Im Religionsunterricht in meiner Schulzeit habe ich gelernt: „Jeder katholische Gläubige hat Anspruch darauf, am Sonntag eine Heilige Messe zu besuchen“, man war dazu ja sogar verpflichtet. Wegen des Priestermangels, ist dies sehr oft nicht mehr möglich. Es werden deshalb in zunehmendem Maß Wortgottesfeiern angeboten. Viele Kirchgänger sehen diese Form des Sonntagsgottesdienstes nicht als gute Alternative, sondern begegnen leider solchen Angeboten eher skeptisch. Diese eher ablehnende Haltung ist nicht berechtigt. Die Wortgottesfeier ist eine anerkannte liturgische Feier, Im Zentrum steht das Hören auf Gottes Wort und das gemeinsame Beten und Singen. Das 2. Vatikanische Konzil empfahl schon im Dezember 1963 in seiner „Konstitution über die Heilige Liturgie“ Wortgottesdienste zu feiern. Dort wo kein Priester zur Verfügung steht, soll sie ein Diakon oder ein vom Bischof beauftragter Laie leiten. Der liturgische Ablauf wurde im Konzilsdokument nicht bindend festgelegt. Empfohlen wurde, dass die Elemente des Wortgottesdienstes der Messe (Lesungen und Evangelium des Tages) enthalten sind, ebenso Fürbitten und das Vater unser. Darüber hinaus besteht Gestaltungsfreiheit. Ab 1967 wurde für die gesamte katholische Kirche erlaubt, an den Sonntagen auch eine Kommunionfeier in diesen Gottesdienst zu integrieren.
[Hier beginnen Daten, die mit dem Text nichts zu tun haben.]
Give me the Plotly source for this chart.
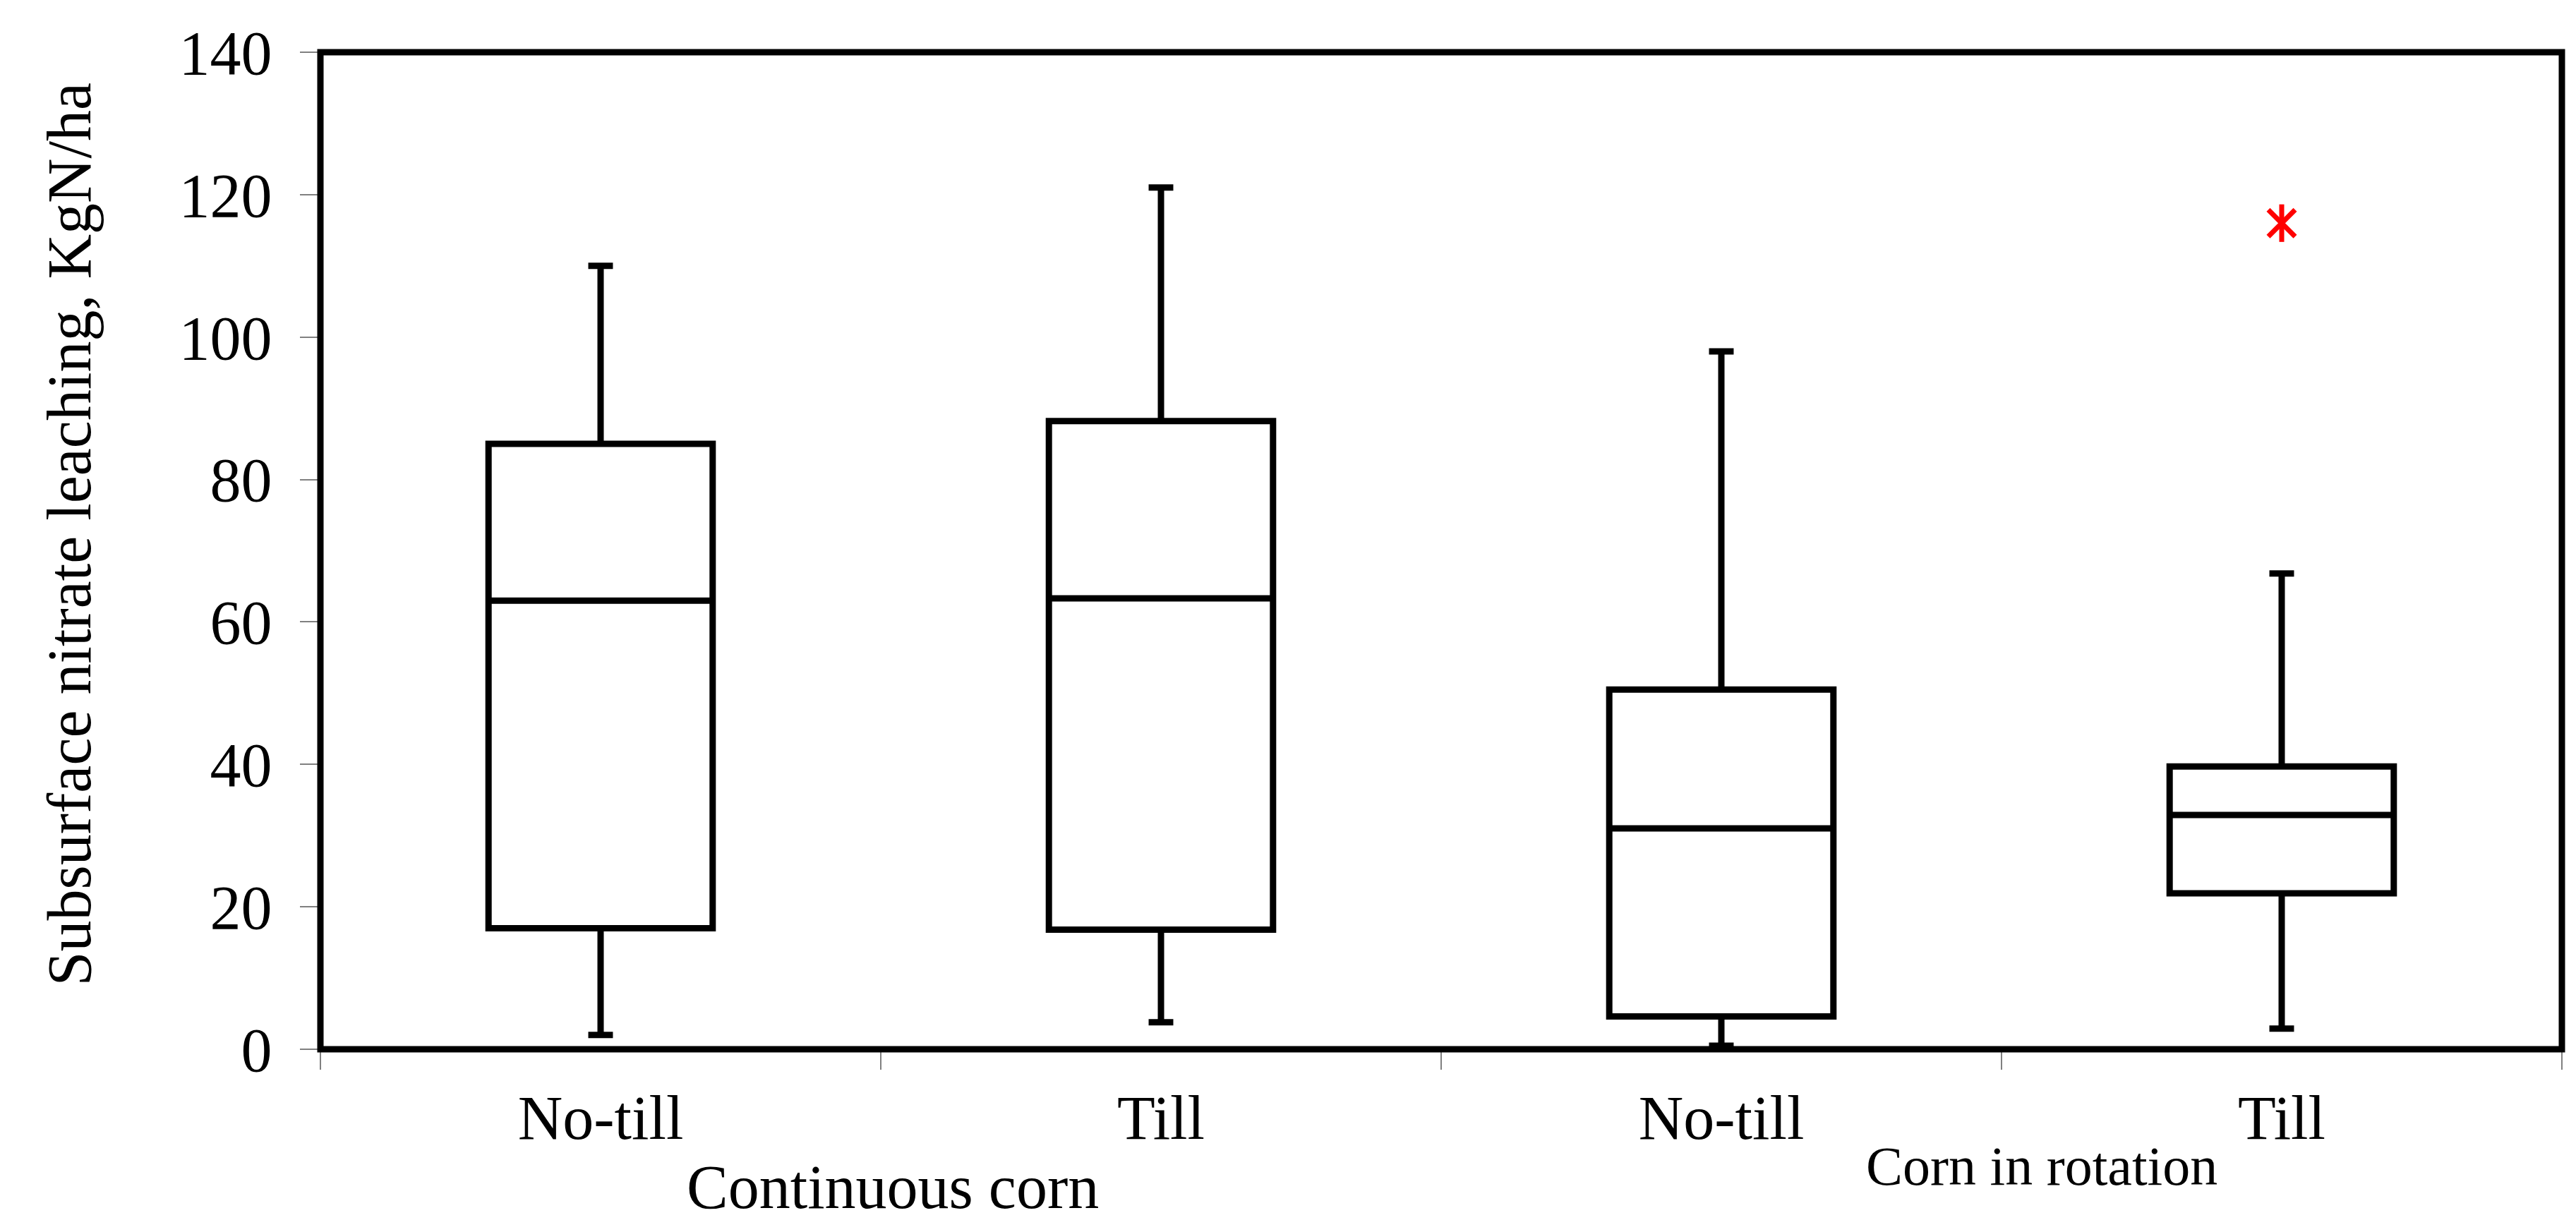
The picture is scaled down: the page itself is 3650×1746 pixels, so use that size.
import plotly.graph_objects as go

# ---- data ----
cat_ids = ["CC No-till", "CC Till", "CR No-till", "CR Till"]
tick_labels = ["No-till", "Till", "No-till", "Till"]
group_labels = ["Continuous corn", "Corn in rotation"]

q1 = [17.0, 16.8, 4.6, 21.9]
median = [63.0, 63.3, 31.0, 32.9]
q3 = [85.0, 88.2, 50.5, 39.7]
lowerfence = [2.0, 3.8, 0.5, 2.9]
upperfence = [110.0, 121.0, 98.0, 66.8]

outlier_x = ["CR Till"]
outlier_y = [116.0]

y_title = "Subsurface nitrate leaching, KgN/ha"

FONT = "Liberation Serif, Times New Roman, serif"

fig = go.Figure()

fig.add_trace(go.Box(
    x=cat_ids, q1=q1, median=median, q3=q3,
    lowerfence=lowerfence, upperfence=upperfence,
    width=0.4, whiskerwidth=0.11,
    line=dict(color="black", width=9),
    fillcolor="white", boxpoints=False, showlegend=False,
))

# outlier: six-armed asterisk (X plus vertical bar)
for sym in ["x-thin-open", "line-ns-open"]:
    fig.add_trace(go.Scatter(
        x=outlier_x, y=outlier_y, mode="markers", showlegend=False,
        marker=dict(symbol=sym, size=38, color="red",
                    line=dict(color="red", width=7)),
    ))

fig.update_layout(
    width=3650, height=1746,
    margin=dict(l=446, r=28, t=66, b=267),
    paper_bgcolor="white", plot_bgcolor="white",
    font=dict(family=FONT, color="black"),
    xaxis=dict(
        type="category", categoryorder="array", categoryarray=cat_ids,
        tickmode="array", tickvals=cat_ids, ticktext=tick_labels,
        tickson="boundaries", ticks="outside", ticklen=28, tickwidth=2,
        tickcolor="#808080", showgrid=False, showline=False, zeroline=False,
        tickfont=dict(family=FONT, size=88, color="black"),
        ticklabelstandoff=38, range=[-0.5, 3.5],
    ),
    yaxis=dict(
        range=[0, 140], tick0=0, dtick=20,
        ticks="outside", ticklen=28, tickwidth=2, tickcolor="#808080",
        showgrid=False, showline=False, zeroline=False,
        tickfont=dict(family=FONT, size=88, color="black"),
        ticklabelstandoff=22,
    ),
    shapes=[dict(type="rect", xref="paper", yref="paper", x0=0, x1=1, y0=0, y1=1,
                 line=dict(color="black", width=9), layer="above")],
    annotations=[
        dict(text=y_title, xref="paper", yref="paper", x=-0.1121, y=0.5163,
             xanchor="center", yanchor="middle", textangle=-90, showarrow=False,
             font=dict(family=FONT, size=88, color="black")),
        dict(text=group_labels[0], xref="paper", yref="paper", x=0.2554, y=-0.1385,
             xanchor="center", yanchor="middle", showarrow=False,
             font=dict(family=FONT, size=88, color="black")),
        dict(text=group_labels[1], xref="paper", yref="paper", x=0.768, y=-0.117,
             xanchor="center", yanchor="middle", showarrow=False,
             font=dict(family=FONT, size=78, color="black")),
    ],
)

fig.write_html("out.html")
In den von der Deutschen Bischofskonferenz 2006 beschlossenen Richtlinien steht: „Alle Gottesdienstformen, die an die Stelle der Hl. Messe treten, sind an Sonntagen gestattet und empfohlen, wenn die Feier der Hl. Messe unmöglich ist, aufgrund des Priestermangels bzw. einer zu großen Entfernung zum Ort der nächsten Eucharistiefeier. Eine sinnvolle Form des Sonntagsgottesdienstes ist die Wortgottesfeier.“ Die Genehmigung von Wortgottesfeiern an Sonntagen steht dem Bischof zu. In unserer Diözese haben sich die Bischöfe eindeutig und formell für diese Gottesdienstform ausgesprochen.
Auch in den Kirchengemeinden unserer Stadt gibt es Angebote von Wortgottesfeiern schon seit vielen Jahren (z.B. Familiengottesdienste, bei urlaubs- oder krankheitsbedingter Abwesenheit des Pfarrers, bei besonderen thematischen Gottesdiensten). Wortgottesdienste werden in Zukunft auch hier bei uns deutlich verstärkt angeboten werden müssen, um Pfarrer Deckwart, der für drei Gemeinden und über 9.000 Gemeindemitglieder zuständig ist, zu entlasten. Aber auch, wenn er sich nach vielen Jahren als Pfarrer in Bietigheim-Bissingen in den Ruhestand verabschieden wird und nicht sicher ist, ob und wann wir wieder ausschließlich für unsere Stadt einen „neuen Pfarrer“ bekommen werden.
Auf dem Foto sind einige der Männer und Frauen aus unseren Gemeinden zu sehen, die nach einer theologischen und liturgischen Ausbildung beauftragt wurden, ehrenamtlich Wortgottesfeiern anzubieten.